§ What you will do
Print, without altering anything, the lines from the one that holds "What Plotly code" to the one that holds "import plotly.graph_objects as go", inclusive. No other lines belong in the output.

§ Data provided
>>>>>

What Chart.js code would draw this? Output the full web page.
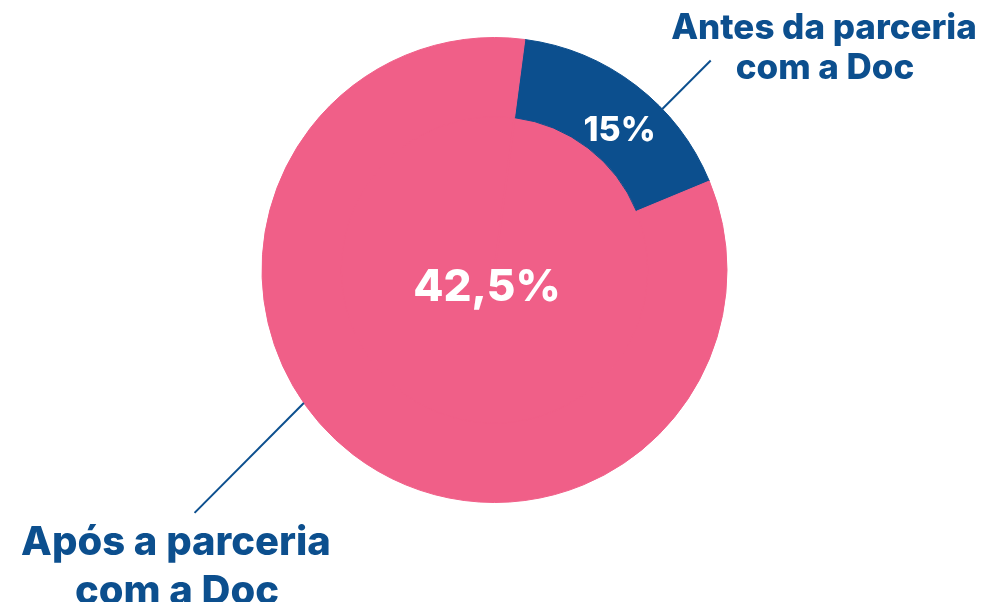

<<<<<
>>>>>

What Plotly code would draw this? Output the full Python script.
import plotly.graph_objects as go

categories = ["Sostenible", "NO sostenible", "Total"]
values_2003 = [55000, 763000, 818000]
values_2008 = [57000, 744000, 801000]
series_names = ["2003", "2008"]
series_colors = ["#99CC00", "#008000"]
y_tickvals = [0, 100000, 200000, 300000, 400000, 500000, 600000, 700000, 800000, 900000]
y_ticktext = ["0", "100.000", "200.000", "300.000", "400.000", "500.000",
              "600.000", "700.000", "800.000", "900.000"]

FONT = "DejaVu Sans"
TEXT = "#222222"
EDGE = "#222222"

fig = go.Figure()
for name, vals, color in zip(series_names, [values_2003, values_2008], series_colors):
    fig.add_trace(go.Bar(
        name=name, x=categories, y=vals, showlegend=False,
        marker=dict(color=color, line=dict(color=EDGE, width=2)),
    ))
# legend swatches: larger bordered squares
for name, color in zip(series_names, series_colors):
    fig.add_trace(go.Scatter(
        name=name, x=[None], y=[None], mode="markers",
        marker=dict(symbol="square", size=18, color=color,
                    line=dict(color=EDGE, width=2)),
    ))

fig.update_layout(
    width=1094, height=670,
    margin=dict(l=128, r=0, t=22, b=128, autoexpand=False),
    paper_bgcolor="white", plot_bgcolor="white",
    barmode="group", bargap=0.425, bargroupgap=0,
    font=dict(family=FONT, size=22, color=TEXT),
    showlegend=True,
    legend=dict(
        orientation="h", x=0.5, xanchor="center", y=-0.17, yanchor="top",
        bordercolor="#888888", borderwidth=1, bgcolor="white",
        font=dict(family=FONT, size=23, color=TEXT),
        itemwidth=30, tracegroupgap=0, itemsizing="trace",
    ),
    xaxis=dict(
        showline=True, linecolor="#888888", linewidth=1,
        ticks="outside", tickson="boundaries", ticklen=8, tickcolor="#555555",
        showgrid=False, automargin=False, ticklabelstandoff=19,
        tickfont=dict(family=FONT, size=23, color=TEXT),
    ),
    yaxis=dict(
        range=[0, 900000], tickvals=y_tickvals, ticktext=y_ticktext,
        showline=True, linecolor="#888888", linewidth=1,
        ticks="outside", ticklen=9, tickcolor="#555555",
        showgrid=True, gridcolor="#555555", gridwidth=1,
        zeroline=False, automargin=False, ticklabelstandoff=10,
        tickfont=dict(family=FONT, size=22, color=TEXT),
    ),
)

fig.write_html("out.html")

<<<<<

§ Output of the exercise
What Plotly code would draw this? Output the full Python script.
import plotly.graph_objects as go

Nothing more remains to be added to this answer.